O funcionamento do local fica por conta do Gabinete Integrado de Gestão Migratória da Defesa Civil, da Federação Humanitária Internacional e o Serviço Social do Comércio (Sesc), além de voluntários em geral nas atividades rotineiras do Centro, prestação de serviços e de fornecimento de alimentação.

De acordo com Vera Noronha, representante da Federação Humanitária, o Centro recebe venezuelanos índios e não índios, muitos, inclusive, se tornaram voluntários. “Hoje muitos dos refugiados vêm para cá ajudar também.
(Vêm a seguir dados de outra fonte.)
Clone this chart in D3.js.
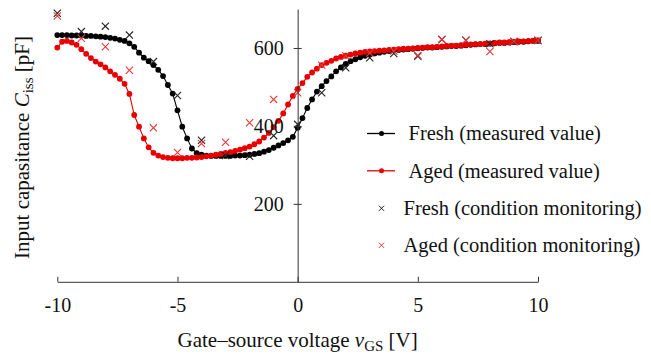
<!DOCTYPE html>
<html>
<head>
<meta charset="utf-8">
<script src="https://cdn.jsdelivr.net/npm/d3@7"></script>
<style>
  html, body { margin: 0; padding: 0; background: #fff; }
  svg { display: block; }
  text { font-family: "Liberation Serif", "Times New Roman", serif; fill: #111; }
</style>
</head>
<body>
<svg id="chart" width="651" height="359"></svg>
<script>
// ---------- data ----------
const voltages = d3.range(-10, 10.0001, 0.2).map(v => Math.round(v * 10) / 10);
const freshMeasured = [
  633, 633, 633, 632, 632, 632, 631, 631, 630, 629,
  628, 626, 624, 621, 618, 612, 603, 588, 575, 566,
  556, 544, 528, 505, 483, 440, 398, 368, 342, 330,
  326, 324, 323, 323, 323, 323, 323, 324, 324, 325,
  326, 328, 330, 334, 338, 344, 350, 356, 363, 372,
  395, 420, 446, 468, 488, 502, 515, 527, 540, 550,
  559, 566, 571, 576, 580, 583, 586, 588, 590, 592,
  594, 595, 596, 597, 598, 599, 600, 601, 601, 602,
  603, 604, 605, 605, 606, 607, 608, 609, 610, 610,
  611, 612, 613, 613, 614, 615, 616, 616, 617, 618,
  618
];
const agedMeasured = [
  601, 616, 618, 614, 608, 597, 585, 574, 565, 558,
  550, 540, 531, 521, 508, 482, 428, 398, 368, 345,
  331, 324, 320, 318, 317, 317, 317, 318, 318, 319,
  320, 322, 324, 326, 328, 331, 333, 336, 339, 343,
  347, 353, 360, 370, 382, 397, 413, 432, 455, 477,
  495, 510, 526, 537, 547, 556, 562, 567, 573, 577,
  580, 583, 586, 588, 590, 591, 592, 593, 594, 595,
  596, 597, 598, 598, 599, 600, 601, 602, 602, 603,
  604, 605, 606, 606, 607, 608, 609, 610, 610, 611,
  612, 613, 614, 614, 615, 616, 617, 617, 618, 619,
  620
];
const cmVoltages = d3.range(-10, 11, 1);
const freshMonitoring = [689, 642, 656, 633, 565, 478, 363, 324, 322, 375, 404, 485, 549, 575, 586, 579, 622, 620, 611, 616, 619];
const agedMonitoring  = [682, 625, 603, 543, 395, 332, 355, 358, 408, 468, 485, 556, 580, 587, 592, 581, 622, 620, 591, 617, 620];

const xTicks = [-10, -5, 0, 5, 10];
const yTicks = [200, 400, 600];
const legendLabels = [
  "Fresh (measured value)",
  "Aged (measured value)",
  "Fresh (condition monitoring)",
  "Aged (condition monitoring)"
];

// ---------- styles ----------
const BLACK = "#000000";
const RED = "#e80000";
const RED_X = "#e8383a";
const AXIS = "#333333";

// ---------- scales ----------
const x = d3.scaleLinear().domain([-10, 10]).range([57.3, 538]);
const y = d3.scaleLinear().domain([0, 700]).range([281.8, 9]);

const svg = d3.select("#chart");

// ---------- axes ----------
const xAxis = d3.axisBottom(x).tickValues(xTicks).tickSizeInner(-5).tickSizeOuter(0).tickPadding(16)
  .tickFormat(d => d < 0 ? "-" + Math.abs(d) : String(d));
const gx = svg.append("g").attr("transform", `translate(0,${y(0)})`).call(xAxis);
gx.select(".domain").attr("stroke", AXIS).attr("stroke-width", 1);
gx.selectAll(".tick line").attr("stroke", AXIS);
gx.selectAll(".tick text").attr("font-size", 20).attr("font-family", "Liberation Serif, serif").attr("fill", "#111");

const yAxis = d3.axisLeft(y).tickValues(yTicks).tickSizeInner(4).tickSizeOuter(0).tickPadding(10);
const gy = svg.append("g").attr("transform", `translate(${x(0)},0)`).call(yAxis);
gy.select(".domain").attr("stroke", AXIS).attr("stroke-width", 1);
gy.selectAll(".tick line").attr("stroke", AXIS).attr("x1", 4).attr("x2", -4);
gy.selectAll(".tick text").attr("font-size", 20).attr("font-family", "Liberation Serif, serif").attr("fill", "#111");

// ---------- series ----------
const line = d3.line().x(d => x(d[0])).y(d => y(d[1]));
function measured(vals, color) {
  const pts = voltages.map((v, i) => [v, vals[i]]);
  const g = svg.append("g");
  g.append("path").attr("d", line(pts)).attr("fill", "none").attr("stroke", color).attr("stroke-width", 1.1);
  g.selectAll("circle").data(pts).join("circle")
    .attr("cx", d => x(d[0])).attr("cy", d => y(d[1])).attr("r", 2.9).attr("fill", color);
}
function crosses(vals, color, s) {
  const g = svg.append("g");
  cmVoltages.forEach((v, i) => {
    const cx = x(v), cy = y(vals[i]);
    g.append("path").attr("d", `M${cx - s},${cy - s}L${cx + s},${cy + s}M${cx - s},${cy + s}L${cx + s},${cy - s}`)
      .attr("stroke", color).attr("stroke-width", 1.1).attr("fill", "none");
  });
}
measured(freshMeasured, BLACK);
measured(agedMeasured, RED);
crosses(freshMonitoring, "#222", 3.6);
crosses(agedMonitoring, RED_X, 3.6);

// bring axis labels on top
gx.raise(); gy.raise();

// ---------- legend ----------
const legendRows = [133.5, 170.8, 208.3, 245.3];
const lg = svg.append("g");
legendLabels.forEach((lab, i) => {
  const cy = legendRows[i];
  if (i < 2) {
    const c = i === 0 ? BLACK : RED;
    lg.append("line").attr("x1", 367).attr("x2", 395).attr("y1", cy).attr("y2", cy).attr("stroke", c).attr("stroke-width", 1.3);
    lg.append("circle").attr("cx", 381.5).attr("cy", cy).attr("r", 2.5).attr("fill", c);
    lg.append("text").attr("x", 408.5).attr("y", cy + 6.8).attr("font-size", 20.5).text(lab);
  } else {
    const c = i === 2 ? "#222" : RED_X;
    const s = 2.6, cx = 381.5;
    lg.append("path").attr("d", `M${cx - s},${cy - s}L${cx + s},${cy + s}M${cx - s},${cy + s}L${cx + s},${cy - s}`)
      .attr("stroke", c).attr("stroke-width", 1);
    lg.append("text").attr("x", 403.5).attr("y", cy + 6.8).attr("font-size", 20.5).text(lab);
  }
});

// ---------- axis titles ----------
const xl = svg.append("text").attr("x", x(0)).attr("y", 347).attr("text-anchor", "middle").attr("font-size", 21);
xl.append("tspan").text("Gate\u2013source voltage ");
xl.append("tspan").attr("font-style", "italic").text("v");
xl.append("tspan").attr("font-size", 15).attr("dy", 4).text("GS");
xl.append("tspan").attr("dy", -4).text(" [V]");

const yl = svg.append("text").attr("transform", "translate(29,147.5) rotate(-90)").attr("text-anchor", "middle").attr("font-size", 21);
yl.append("tspan").text("Input capasitance ");
yl.append("tspan").attr("font-style", "italic").text("C");
yl.append("tspan").attr("font-size", 15).attr("dy", 4).text("iss");
yl.append("tspan").attr("dy", -4).text(" [pF]");
</script>
</body>
</html>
Eles não podem dormir aqui no Centro, porque não temos condições e nem acomodações, então vão para alojamentos ou para as feiras e rodoviária. São vários os serviços oferecidos e tudo com ajuda de voluntários”.

Por conta da interação frequente com os indígenas venezuelanos, Vera afirmou que conhece um pouco mais da realidade deles e de onde a maioria veio. “São duas etnias diferentes: Warao e Tamari. Eles viviam em comunidades próximas a Ciudad Bolívar e Valência. É um pouco longe daqui, então eles juntavam um dinheirinho e vinham até Pacaraima [na fronteira com a Venezuela, Norte do Estado]. Alguns chegaram a vir a pé de Pacaraima até Boa Vista”, relatou.